Quote:
Originally Posted by thirti4thirty
I know this is a highly "socio-geographic" issue, some of you might not understand fully what I'm enduring.
I'm chubby, will be starting my PhD pretty soon and I currently have a high paying job.
I turned 30 this year and have been the object of much attention of my entourage. I know and I'm sure they mean well, but it just seems as if once every 48 hours someone somehow has to remind me that I'm single and getting in the "out of men's reach" zone. I was fine with that...until...
...Yesterday, when someone said...quite indirectly that women in my position (not about the weight though) tend to make men feel insecure and doubtful of their woman's respect, bla bla, and that the social circle counts a lot in that case, making comments to put the man behind his woman, yadda yadda.
While this is not the first time I'm listening to this type of advice, what he said gave it a new dimension for me.
For the first time I'm realizing that I might be a virility killer for most men. A ego killer for most men (probably not for the one who will have enough guts to marry me). For me this is being brutal. I spent the whole day thinking about it.
Not only am I fat, but even without that I'm one of the women who make men feels like they're less than real men.

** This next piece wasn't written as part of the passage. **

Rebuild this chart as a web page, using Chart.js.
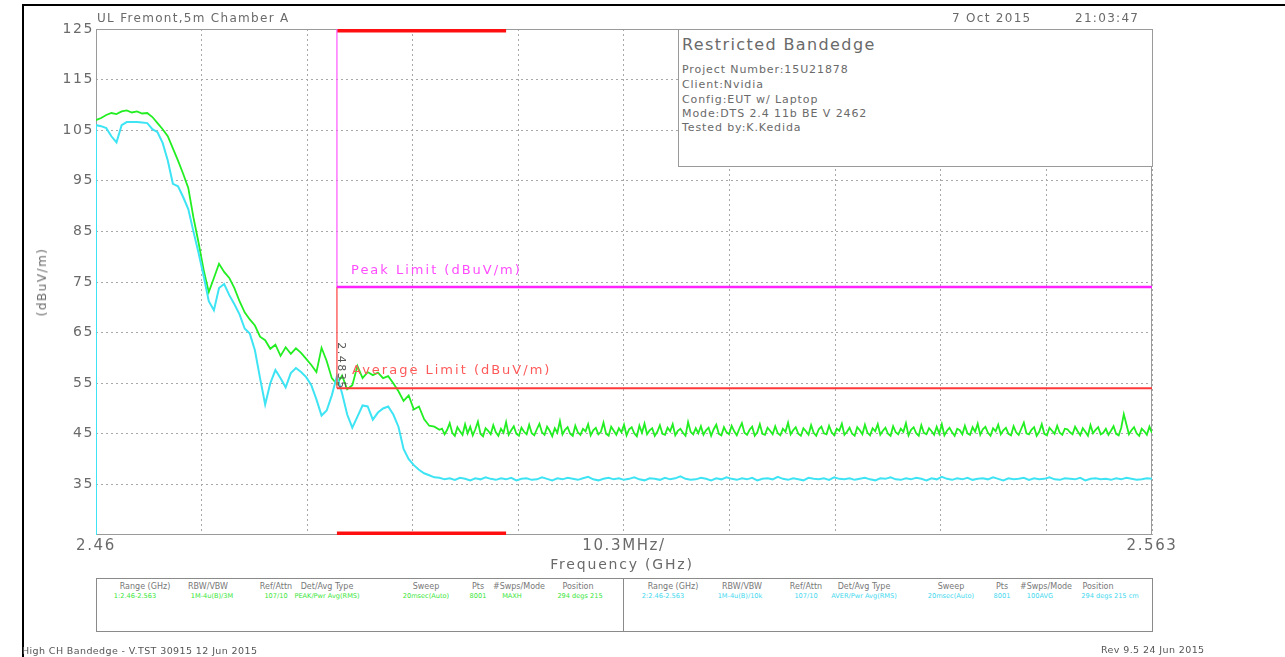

Hey, story of my life. When I was in my early 20s, in college, pretty sure of what I wanted, I did not date one single man (no pun intended). And deep inside I kind of figured it was not really my problem but theirs, and that they were intimidated by someone like me who knew exactly what she wanted of life, and how she'd achieve it. Things haven't changed much, but I was fortunate enough to find someone ambitious who wasn't afraid of who I was as a woman and he took me on. Now I'm also working on my PhD, and I have achieved so far everything I wanted of life by this age, including a handsome hunk by my side. You'll find your man too, probably in academia.